Jacob's detailed analysis of the nature and hierarchy of the succeeding spheres was greatly influenced by the Carmina Arcana of Gregory of Nazianzus. The sun has some similarities to God, insofar as it reaches out into the cosmos, and it symbolizes God's absolute remoteness. Against conventional viewpoints, Jacob posited that the sun (and not Saturn, which was the most distant-planet that humans had known about until the discovery of Uranus in 1781) was the most distant luminary, though he was not the first to do so as this position was also held by Anaxagoras and considered by Ptolemy. Though he went against Ptolemaic cosmology in this respect, he still agreed with the movements of the luminaries that it posited. The cosmos itself symbolizes a higher reality. There are three levels or ranks of beings: God, then angels, then men. The highest of these is the purest, and the lowest is the most base. Jacob discusses the weight and quality of the elements as well as their composition, such as if they are pure or compounded. For example, both the sun and the stars are simple and pure. The moon is compounded (of the four elements) and is the lowest luminary. Whereas the sun is life-giving and transmits light, the stars and the moon both receive light. The stars unlike the sun do not have their own light as they are made of air and not fire. In fact, fire has a superior simplicity and purity than does air. The heaviest of the four elements is earth, which is why it is located in the center of the cosmos. Because lighter objects are located closer towards the center, and the moon is the lowest luminary, the moon is also the heaviest of the luminaries.

Jacob's repositioning of the sun also related to his rejection of astrology.
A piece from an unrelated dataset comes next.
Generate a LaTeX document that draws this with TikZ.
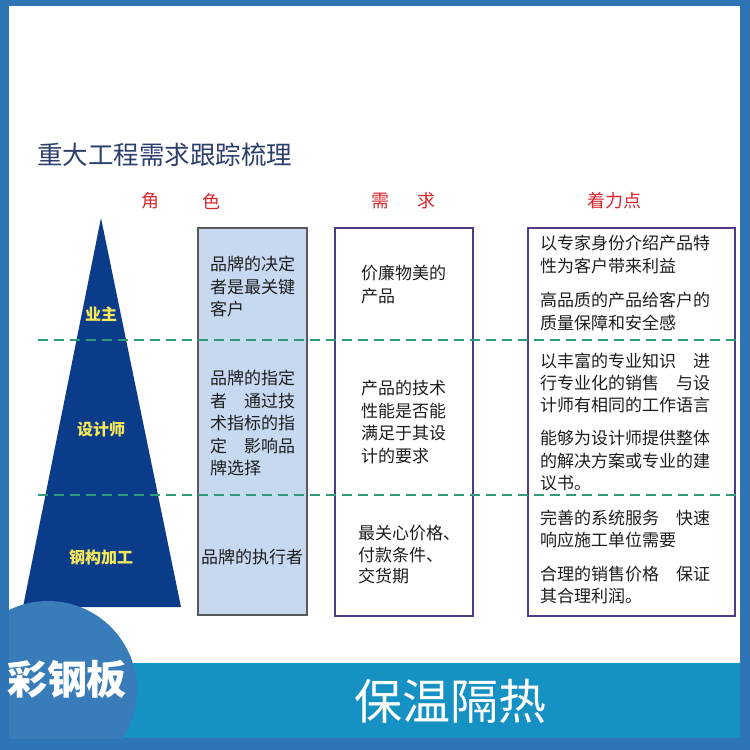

The pre-eminence of the position of the sun corresponded with its control over the movements of the stars. And because the movements of the stars were themselves controlled, the stars in turn were not capable of governing or controlling the affairs of the Earth. The stars were not divine, rational, or anything of the sort. The sun itself does not have its own movement but is controlled ultimately by God. An earlier Syriac author, Jacob of Serugh, also took interest in refuting astrology in his own Hexaemeron.

Jacob wrote extensively on the creation and nature of angels, to the degree that it far exceeded the length dedicated to the subject in other Hexameral works. The sources he engaged with in these conversations in the most detail was the Poemata Arcana by Gregory of Nazianzus, and the Celestial Hierarchy of Pseudo-Dionysius the Areopagite.

== Editions and translations ==
There are two critical editions of Jacob of Edessa's Hexaemeron, both of which are based on a 9th-century manuscript from Lyon:

- Chabot, J.B. 1928. Iacobi Edesseni Hexaemeron, seu in opus creationis libri septem, Paris (CSCO 92; Script. Syr. 44).
- Çiçek, J. Y. (ed.) 2010. Jacob of Edessa: Hexaemeron, Piscataway.

A French translation exists:

- Martin, J.P.P. 1888. "L’Hexaméron de Jacques d’Édesse," Journal asiatique 8,11: 155–219, 401–90.

Although no full-length English translation exists, a partial one has been produced:

- Greatrex, Marina. 2000. Memre I, II and IV of the Hexaemeron of Jacob of Edessa. A Translation and Introduction (Doctoral dissertation, University of Cardiff).

Finally, there is one translation into Latin:

- Vaschalde, A. 1932. Iacobi Edesseni Hexaemeron, Leuven (CSCO 97; Script Syr. 48).